[REQUIRED TASK]: Copy out all the lines exactly. Omit pictures.

[SOURCE MATERIAL]:

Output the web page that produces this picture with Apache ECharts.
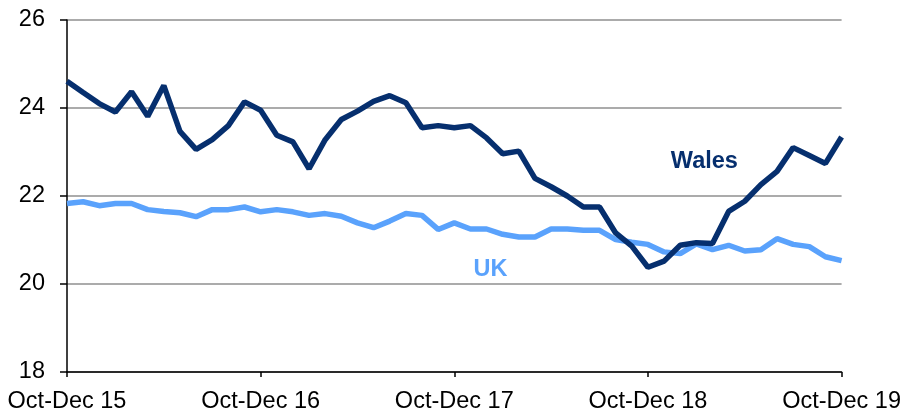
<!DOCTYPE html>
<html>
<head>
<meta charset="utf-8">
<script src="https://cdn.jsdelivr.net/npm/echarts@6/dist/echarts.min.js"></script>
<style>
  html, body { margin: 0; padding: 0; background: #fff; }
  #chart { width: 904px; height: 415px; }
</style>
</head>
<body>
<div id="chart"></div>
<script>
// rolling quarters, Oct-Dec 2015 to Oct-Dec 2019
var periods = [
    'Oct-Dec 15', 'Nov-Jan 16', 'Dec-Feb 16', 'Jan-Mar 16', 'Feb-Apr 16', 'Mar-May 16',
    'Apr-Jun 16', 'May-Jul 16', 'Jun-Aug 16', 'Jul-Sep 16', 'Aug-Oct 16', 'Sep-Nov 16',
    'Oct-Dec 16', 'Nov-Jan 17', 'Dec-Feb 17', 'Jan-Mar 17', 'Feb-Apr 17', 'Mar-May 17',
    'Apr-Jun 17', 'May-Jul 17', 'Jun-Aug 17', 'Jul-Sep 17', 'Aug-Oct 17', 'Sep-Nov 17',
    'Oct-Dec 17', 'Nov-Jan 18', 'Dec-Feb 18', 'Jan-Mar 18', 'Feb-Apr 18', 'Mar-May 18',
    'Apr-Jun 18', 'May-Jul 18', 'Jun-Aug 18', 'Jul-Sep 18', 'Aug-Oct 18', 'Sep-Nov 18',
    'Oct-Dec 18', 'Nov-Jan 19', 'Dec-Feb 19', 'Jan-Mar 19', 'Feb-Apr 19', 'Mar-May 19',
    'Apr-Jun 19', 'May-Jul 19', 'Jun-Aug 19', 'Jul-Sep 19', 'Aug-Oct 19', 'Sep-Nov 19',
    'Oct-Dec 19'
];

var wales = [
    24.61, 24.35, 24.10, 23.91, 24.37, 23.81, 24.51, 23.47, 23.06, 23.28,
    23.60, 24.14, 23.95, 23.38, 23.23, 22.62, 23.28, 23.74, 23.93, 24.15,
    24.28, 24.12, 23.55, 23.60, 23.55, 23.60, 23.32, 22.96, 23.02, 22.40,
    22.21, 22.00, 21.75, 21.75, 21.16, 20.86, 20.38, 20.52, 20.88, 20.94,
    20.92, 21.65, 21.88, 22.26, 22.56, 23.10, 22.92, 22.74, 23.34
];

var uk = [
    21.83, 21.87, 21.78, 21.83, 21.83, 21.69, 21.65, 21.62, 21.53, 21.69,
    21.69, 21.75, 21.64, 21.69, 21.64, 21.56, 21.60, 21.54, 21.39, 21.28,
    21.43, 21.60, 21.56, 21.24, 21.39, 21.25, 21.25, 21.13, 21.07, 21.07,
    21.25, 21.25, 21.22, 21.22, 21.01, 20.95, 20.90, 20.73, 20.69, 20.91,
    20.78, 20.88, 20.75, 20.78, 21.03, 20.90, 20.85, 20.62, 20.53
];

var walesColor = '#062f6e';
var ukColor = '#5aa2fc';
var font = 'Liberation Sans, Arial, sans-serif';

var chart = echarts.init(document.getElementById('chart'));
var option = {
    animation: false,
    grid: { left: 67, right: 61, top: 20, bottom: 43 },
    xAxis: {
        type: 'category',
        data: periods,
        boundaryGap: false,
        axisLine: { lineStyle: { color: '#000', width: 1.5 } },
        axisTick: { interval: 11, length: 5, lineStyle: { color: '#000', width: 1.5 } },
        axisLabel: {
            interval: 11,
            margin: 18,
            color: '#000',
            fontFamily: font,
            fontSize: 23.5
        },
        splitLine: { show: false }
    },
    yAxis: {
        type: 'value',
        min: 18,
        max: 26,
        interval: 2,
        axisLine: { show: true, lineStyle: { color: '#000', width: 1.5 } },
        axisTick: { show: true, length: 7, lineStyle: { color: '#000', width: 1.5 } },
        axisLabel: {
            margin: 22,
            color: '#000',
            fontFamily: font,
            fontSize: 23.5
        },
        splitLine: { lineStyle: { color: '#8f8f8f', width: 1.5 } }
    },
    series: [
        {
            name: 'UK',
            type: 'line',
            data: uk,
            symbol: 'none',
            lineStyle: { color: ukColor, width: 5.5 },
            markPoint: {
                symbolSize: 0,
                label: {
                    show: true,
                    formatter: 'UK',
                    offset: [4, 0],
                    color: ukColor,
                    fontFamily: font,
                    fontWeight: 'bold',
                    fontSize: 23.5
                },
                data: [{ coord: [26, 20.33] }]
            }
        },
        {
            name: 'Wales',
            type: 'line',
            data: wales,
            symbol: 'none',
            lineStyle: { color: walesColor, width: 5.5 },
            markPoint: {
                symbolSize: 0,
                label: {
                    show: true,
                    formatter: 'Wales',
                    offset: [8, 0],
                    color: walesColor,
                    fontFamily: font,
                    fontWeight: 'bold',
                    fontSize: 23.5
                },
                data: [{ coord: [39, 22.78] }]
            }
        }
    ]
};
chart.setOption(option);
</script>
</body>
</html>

[RESULT]:
Output the web page that produces this picture with Apache ECharts.
<!DOCTYPE html>
<html>
<head>
<meta charset="utf-8">
<script src="https://cdn.jsdelivr.net/npm/echarts@6/dist/echarts.min.js"></script>
<style>
  html, body { margin: 0; padding: 0; background: #fff; }
  #chart { width: 904px; height: 415px; }
</style>
</head>
<body>
<div id="chart"></div>
<script>
// rolling quarters, Oct-Dec 2015 to Oct-Dec 2019
var periods = [
    'Oct-Dec 15', 'Nov-Jan 16', 'Dec-Feb 16', 'Jan-Mar 16', 'Feb-Apr 16', 'Mar-May 16',
    'Apr-Jun 16', 'May-Jul 16', 'Jun-Aug 16', 'Jul-Sep 16', 'Aug-Oct 16', 'Sep-Nov 16',
    'Oct-Dec 16', 'Nov-Jan 17', 'Dec-Feb 17', 'Jan-Mar 17', 'Feb-Apr 17', 'Mar-May 17',
    'Apr-Jun 17', 'May-Jul 17', 'Jun-Aug 17', 'Jul-Sep 17', 'Aug-Oct 17', 'Sep-Nov 17',
    'Oct-Dec 17', 'Nov-Jan 18', 'Dec-Feb 18', 'Jan-Mar 18', 'Feb-Apr 18', 'Mar-May 18',
    'Apr-Jun 18', 'May-Jul 18', 'Jun-Aug 18', 'Jul-Sep 18', 'Aug-Oct 18', 'Sep-Nov 18',
    'Oct-Dec 18', 'Nov-Jan 19', 'Dec-Feb 19', 'Jan-Mar 19', 'Feb-Apr 19', 'Mar-May 19',
    'Apr-Jun 19', 'May-Jul 19', 'Jun-Aug 19', 'Jul-Sep 19', 'Aug-Oct 19', 'Sep-Nov 19',
    'Oct-Dec 19'
];

var wales = [
    24.61, 24.35, 24.10, 23.91, 24.37, 23.81, 24.51, 23.47, 23.06, 23.28,
    23.60, 24.14, 23.95, 23.38, 23.23, 22.62, 23.28, 23.74, 23.93, 24.15,
    24.28, 24.12, 23.55, 23.60, 23.55, 23.60, 23.32, 22.96, 23.02, 22.40,
    22.21, 22.00, 21.75, 21.75, 21.16, 20.86, 20.38, 20.52, 20.88, 20.94,
    20.92, 21.65, 21.88, 22.26, 22.56, 23.10, 22.92, 22.74, 23.34
];

var uk = [
    21.83, 21.87, 21.78, 21.83, 21.83, 21.69, 21.65, 21.62, 21.53, 21.69,
    21.69, 21.75, 21.64, 21.69, 21.64, 21.56, 21.60, 21.54, 21.39, 21.28,
    21.43, 21.60, 21.56, 21.24, 21.39, 21.25, 21.25, 21.13, 21.07, 21.07,
    21.25, 21.25, 21.22, 21.22, 21.01, 20.95, 20.90, 20.73, 20.69, 20.91,
    20.78, 20.88, 20.75, 20.78, 21.03, 20.90, 20.85, 20.62, 20.53
];

var walesColor = '#062f6e';
var ukColor = '#5aa2fc';
var font = 'Liberation Sans, Arial, sans-serif';

var chart = echarts.init(document.getElementById('chart'));
var option = {
    animation: false,
    grid: { left: 67, right: 61, top: 20, bottom: 43 },
    xAxis: {
        type: 'category',
        data: periods,
        boundaryGap: false,
        axisLine: { lineStyle: { color: '#000', width: 1.5 } },
        axisTick: { interval: 11, length: 5, lineStyle: { color: '#000', width: 1.5 } },
        axisLabel: {
            interval: 11,
            margin: 18,
            color: '#000',
            fontFamily: font,
            fontSize: 23.5
        },
        splitLine: { show: false }
    },
    yAxis: {
        type: 'value',
        min: 18,
        max: 26,
        interval: 2,
        axisLine: { show: true, lineStyle: { color: '#000', width: 1.5 } },
        axisTick: { show: true, length: 7, lineStyle: { color: '#000', width: 1.5 } },
        axisLabel: {
            margin: 22,
            color: '#000',
            fontFamily: font,
            fontSize: 23.5
        },
        splitLine: { lineStyle: { color: '#8f8f8f', width: 1.5 } }
    },
    series: [
        {
            name: 'UK',
            type: 'line',
            data: uk,
            symbol: 'none',
            lineStyle: { color: ukColor, width: 5.5 },
            markPoint: {
                symbolSize: 0,
                label: {
                    show: true,
                    formatter: 'UK',
                    offset: [4, 0],
                    color: ukColor,
                    fontFamily: font,
                    fontWeight: 'bold',
                    fontSize: 23.5
                },
                data: [{ coord: [26, 20.33] }]
            }
        },
        {
            name: 'Wales',
            type: 'line',
            data: wales,
            symbol: 'none',
            lineStyle: { color: walesColor, width: 5.5 },
            markPoint: {
                symbolSize: 0,
                label: {
                    show: true,
                    formatter: 'Wales',
                    offset: [8, 0],
                    color: walesColor,
                    fontFamily: font,
                    fontWeight: 'bold',
                    fontSize: 23.5
                },
                data: [{ coord: [39, 22.78] }]
            }
        }
    ]
};
chart.setOption(option);
</script>
</body>
</html>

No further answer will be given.